- Given problem
Pick out all lines of the entries that include the word "with" and copy them.

- Task material
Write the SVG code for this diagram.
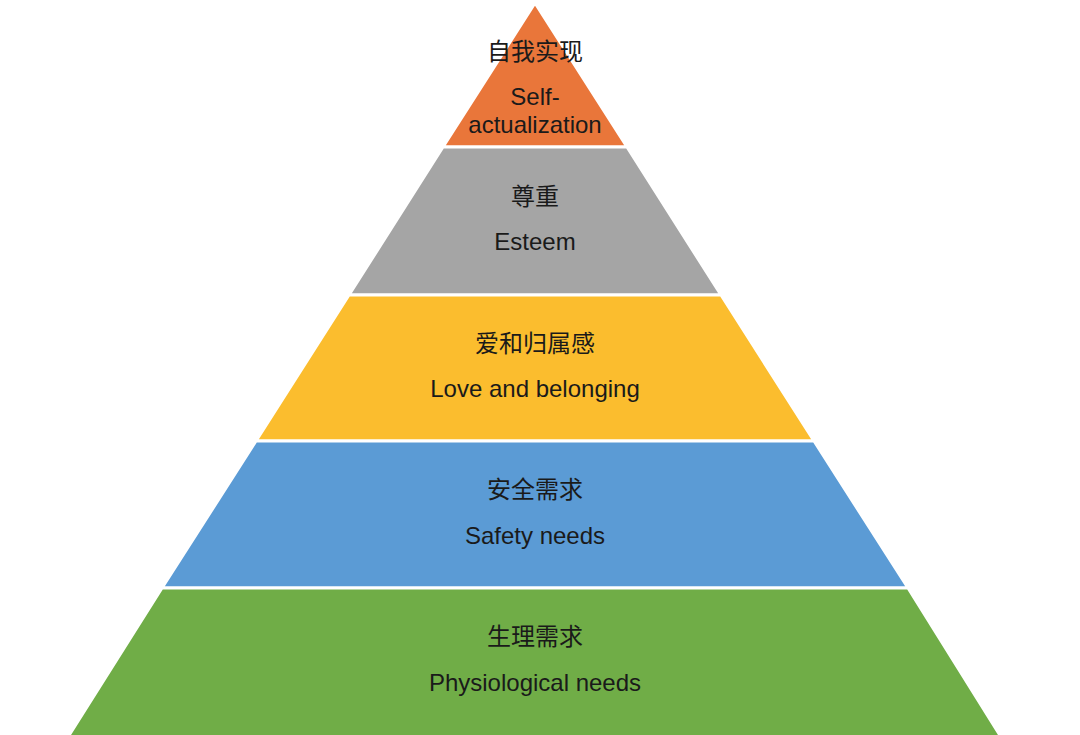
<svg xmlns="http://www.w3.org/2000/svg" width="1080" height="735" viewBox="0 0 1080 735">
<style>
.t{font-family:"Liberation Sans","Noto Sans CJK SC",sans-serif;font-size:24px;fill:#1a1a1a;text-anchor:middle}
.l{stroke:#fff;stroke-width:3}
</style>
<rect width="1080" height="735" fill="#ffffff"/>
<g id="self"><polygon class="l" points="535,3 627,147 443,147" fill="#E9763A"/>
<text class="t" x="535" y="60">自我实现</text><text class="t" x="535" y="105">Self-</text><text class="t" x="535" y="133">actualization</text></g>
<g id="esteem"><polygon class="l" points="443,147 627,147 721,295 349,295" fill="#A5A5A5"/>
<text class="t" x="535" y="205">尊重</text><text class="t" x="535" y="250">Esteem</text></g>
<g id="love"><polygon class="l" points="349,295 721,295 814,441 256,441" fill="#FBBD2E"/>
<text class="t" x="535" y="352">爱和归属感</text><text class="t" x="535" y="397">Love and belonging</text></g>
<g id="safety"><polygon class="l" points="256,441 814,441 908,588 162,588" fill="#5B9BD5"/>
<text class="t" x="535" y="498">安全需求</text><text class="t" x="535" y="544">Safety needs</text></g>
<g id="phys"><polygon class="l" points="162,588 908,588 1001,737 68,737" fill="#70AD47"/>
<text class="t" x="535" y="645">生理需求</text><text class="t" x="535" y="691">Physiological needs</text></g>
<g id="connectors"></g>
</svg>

* * *

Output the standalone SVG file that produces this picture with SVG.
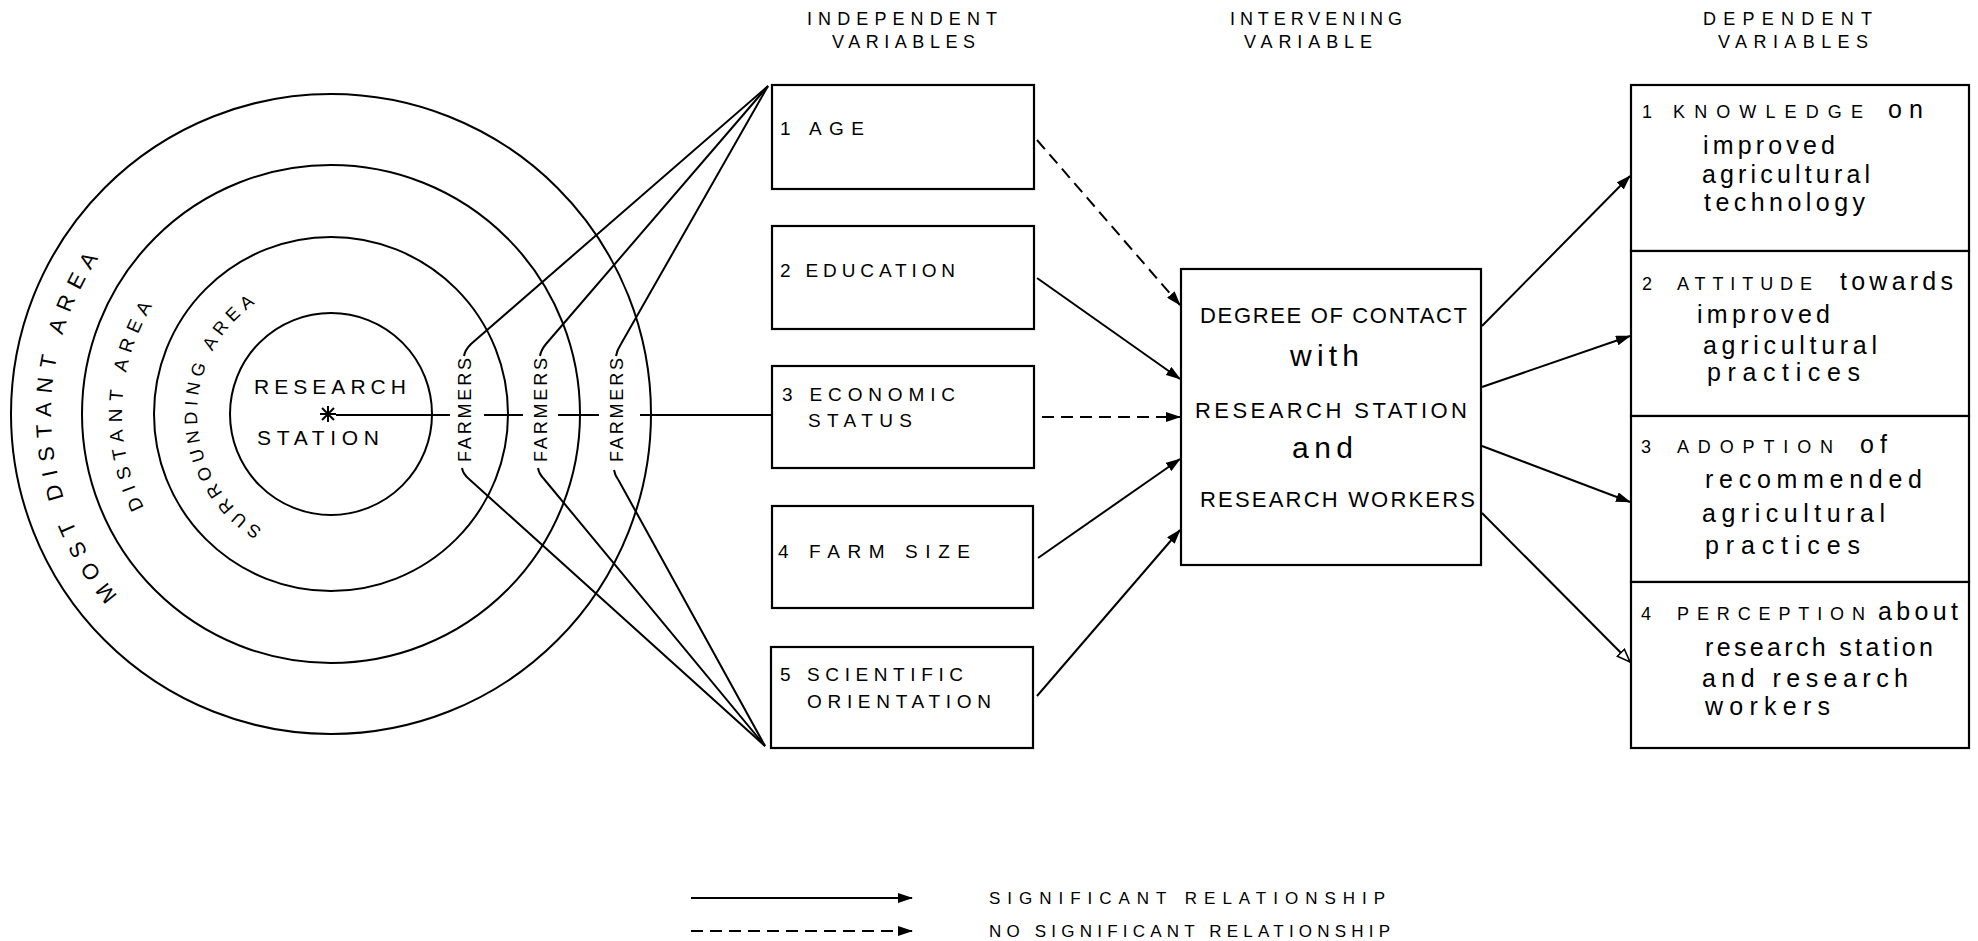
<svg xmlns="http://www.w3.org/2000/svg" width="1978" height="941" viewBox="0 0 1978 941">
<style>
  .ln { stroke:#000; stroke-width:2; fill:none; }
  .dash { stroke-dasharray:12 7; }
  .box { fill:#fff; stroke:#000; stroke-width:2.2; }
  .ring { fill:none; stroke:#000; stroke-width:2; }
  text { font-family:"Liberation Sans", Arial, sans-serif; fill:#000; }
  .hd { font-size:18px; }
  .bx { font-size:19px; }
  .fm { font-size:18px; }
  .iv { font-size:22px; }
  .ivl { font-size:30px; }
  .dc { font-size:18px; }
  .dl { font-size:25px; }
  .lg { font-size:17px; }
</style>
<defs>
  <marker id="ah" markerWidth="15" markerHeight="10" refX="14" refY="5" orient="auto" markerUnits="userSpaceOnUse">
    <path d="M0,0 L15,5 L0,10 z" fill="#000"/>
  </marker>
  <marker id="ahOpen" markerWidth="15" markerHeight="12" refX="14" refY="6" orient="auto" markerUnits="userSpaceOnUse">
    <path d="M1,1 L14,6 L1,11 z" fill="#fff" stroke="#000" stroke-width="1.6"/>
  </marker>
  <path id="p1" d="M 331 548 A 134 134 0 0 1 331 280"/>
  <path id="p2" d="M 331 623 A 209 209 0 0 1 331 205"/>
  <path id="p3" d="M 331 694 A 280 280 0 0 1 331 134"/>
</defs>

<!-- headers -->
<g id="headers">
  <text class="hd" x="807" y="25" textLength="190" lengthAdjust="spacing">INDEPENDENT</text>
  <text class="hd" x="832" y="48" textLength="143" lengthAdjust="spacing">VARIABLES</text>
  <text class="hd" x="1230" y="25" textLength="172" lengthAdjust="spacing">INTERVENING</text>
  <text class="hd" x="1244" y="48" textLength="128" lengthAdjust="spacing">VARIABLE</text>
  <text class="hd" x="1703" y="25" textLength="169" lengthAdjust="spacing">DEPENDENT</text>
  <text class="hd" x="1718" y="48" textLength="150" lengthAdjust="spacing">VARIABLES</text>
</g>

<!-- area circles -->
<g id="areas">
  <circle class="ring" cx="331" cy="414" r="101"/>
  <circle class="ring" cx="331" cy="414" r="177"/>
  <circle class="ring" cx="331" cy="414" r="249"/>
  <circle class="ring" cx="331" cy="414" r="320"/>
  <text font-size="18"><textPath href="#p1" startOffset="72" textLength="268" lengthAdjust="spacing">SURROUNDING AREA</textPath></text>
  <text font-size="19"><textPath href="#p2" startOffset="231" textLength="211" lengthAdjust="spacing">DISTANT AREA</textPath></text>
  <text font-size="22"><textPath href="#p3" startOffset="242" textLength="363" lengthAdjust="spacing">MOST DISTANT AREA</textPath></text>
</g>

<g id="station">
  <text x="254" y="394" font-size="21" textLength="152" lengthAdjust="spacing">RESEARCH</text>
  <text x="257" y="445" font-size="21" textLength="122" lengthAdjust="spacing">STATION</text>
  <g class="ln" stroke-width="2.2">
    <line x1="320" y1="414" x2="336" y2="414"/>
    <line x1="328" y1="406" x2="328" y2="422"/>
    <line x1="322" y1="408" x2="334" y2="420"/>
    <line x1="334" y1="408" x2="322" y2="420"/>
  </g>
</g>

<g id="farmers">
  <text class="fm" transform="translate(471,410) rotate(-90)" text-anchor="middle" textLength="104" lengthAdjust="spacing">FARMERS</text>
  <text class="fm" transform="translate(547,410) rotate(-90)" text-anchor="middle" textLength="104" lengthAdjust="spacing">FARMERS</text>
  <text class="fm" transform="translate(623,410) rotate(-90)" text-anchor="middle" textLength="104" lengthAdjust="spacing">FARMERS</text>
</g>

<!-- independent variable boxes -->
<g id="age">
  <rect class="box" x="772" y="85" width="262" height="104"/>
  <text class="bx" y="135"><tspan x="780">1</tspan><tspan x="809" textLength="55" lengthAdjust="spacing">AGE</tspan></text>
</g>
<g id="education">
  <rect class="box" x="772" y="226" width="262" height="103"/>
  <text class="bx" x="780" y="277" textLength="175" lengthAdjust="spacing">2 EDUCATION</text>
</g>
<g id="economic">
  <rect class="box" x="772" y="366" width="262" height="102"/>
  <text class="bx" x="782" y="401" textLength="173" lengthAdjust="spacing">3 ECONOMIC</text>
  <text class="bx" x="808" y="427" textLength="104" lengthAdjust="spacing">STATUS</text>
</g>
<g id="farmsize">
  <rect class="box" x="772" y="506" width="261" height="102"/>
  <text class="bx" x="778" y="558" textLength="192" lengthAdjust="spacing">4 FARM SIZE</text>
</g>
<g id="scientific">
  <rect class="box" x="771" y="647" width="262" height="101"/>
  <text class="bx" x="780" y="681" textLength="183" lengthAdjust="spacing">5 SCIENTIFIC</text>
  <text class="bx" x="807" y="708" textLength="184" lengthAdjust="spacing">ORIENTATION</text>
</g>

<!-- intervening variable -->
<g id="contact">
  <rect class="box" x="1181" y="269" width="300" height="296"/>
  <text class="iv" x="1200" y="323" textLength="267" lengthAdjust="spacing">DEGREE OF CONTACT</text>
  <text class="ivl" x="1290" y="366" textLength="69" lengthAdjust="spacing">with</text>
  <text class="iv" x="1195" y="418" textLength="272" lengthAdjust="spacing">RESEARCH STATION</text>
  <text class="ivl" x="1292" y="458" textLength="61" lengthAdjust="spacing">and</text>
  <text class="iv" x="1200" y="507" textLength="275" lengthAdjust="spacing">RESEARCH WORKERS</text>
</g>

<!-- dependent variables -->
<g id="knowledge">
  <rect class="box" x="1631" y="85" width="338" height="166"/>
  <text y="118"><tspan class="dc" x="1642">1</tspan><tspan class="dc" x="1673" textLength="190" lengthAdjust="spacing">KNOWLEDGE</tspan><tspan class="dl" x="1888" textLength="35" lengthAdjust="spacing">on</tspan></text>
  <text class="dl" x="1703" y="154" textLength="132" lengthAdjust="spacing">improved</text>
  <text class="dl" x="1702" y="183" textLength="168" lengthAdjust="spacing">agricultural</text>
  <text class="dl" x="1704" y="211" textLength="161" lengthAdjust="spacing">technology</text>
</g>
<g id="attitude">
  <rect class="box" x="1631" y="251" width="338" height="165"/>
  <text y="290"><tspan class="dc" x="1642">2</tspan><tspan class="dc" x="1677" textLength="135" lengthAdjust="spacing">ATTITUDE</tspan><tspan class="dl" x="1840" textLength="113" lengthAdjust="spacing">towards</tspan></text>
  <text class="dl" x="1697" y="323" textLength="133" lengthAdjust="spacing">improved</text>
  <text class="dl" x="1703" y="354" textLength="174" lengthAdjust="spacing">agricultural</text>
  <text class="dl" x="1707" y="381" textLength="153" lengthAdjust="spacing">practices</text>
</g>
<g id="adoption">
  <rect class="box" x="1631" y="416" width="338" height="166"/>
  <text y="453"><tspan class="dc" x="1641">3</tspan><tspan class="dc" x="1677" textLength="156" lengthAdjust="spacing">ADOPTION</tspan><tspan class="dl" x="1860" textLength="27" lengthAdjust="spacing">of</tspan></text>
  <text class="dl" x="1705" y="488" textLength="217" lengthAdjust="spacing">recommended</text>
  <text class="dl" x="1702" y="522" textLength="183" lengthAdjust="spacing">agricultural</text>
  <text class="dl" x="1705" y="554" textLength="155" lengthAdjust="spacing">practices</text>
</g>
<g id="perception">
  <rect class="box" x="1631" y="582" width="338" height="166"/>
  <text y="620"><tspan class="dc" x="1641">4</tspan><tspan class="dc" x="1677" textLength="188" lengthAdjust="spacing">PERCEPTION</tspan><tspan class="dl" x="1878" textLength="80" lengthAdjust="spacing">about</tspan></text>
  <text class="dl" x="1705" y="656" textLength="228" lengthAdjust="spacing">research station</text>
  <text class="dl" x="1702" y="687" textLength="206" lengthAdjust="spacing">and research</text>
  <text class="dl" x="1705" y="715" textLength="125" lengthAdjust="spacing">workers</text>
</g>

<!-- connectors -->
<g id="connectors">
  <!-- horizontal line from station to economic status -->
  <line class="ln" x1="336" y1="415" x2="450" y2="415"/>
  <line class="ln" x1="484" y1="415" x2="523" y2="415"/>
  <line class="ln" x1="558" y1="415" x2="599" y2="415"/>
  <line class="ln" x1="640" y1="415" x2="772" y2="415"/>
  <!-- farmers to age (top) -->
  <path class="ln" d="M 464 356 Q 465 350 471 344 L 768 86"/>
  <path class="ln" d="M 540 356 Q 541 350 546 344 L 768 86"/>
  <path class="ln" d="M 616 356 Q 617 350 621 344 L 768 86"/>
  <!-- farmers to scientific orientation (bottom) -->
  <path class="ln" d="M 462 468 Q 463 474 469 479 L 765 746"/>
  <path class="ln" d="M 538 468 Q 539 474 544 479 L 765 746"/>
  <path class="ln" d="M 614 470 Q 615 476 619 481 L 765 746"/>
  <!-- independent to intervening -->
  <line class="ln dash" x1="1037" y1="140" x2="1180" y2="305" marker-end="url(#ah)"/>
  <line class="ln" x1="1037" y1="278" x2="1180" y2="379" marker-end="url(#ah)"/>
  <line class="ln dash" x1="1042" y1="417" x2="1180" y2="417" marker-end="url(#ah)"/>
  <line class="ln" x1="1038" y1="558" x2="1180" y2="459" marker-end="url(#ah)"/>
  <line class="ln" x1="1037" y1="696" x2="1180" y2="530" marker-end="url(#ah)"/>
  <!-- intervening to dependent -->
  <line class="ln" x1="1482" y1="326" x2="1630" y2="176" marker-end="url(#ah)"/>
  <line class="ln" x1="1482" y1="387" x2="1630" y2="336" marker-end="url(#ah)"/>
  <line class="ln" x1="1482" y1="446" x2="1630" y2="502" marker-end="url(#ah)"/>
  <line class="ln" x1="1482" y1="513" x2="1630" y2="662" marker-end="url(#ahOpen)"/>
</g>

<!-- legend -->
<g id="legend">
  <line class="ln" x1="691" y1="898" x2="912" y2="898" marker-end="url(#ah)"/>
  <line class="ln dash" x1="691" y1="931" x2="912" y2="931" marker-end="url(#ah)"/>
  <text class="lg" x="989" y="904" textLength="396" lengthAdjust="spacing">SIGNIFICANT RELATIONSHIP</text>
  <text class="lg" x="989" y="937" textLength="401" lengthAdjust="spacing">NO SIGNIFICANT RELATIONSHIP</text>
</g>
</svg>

- Worked solution
Output the standalone SVG file that produces this picture with SVG.
  <text class="ivl" x="1290" y="366" textLength="69" lengthAdjust="spacing">with</text>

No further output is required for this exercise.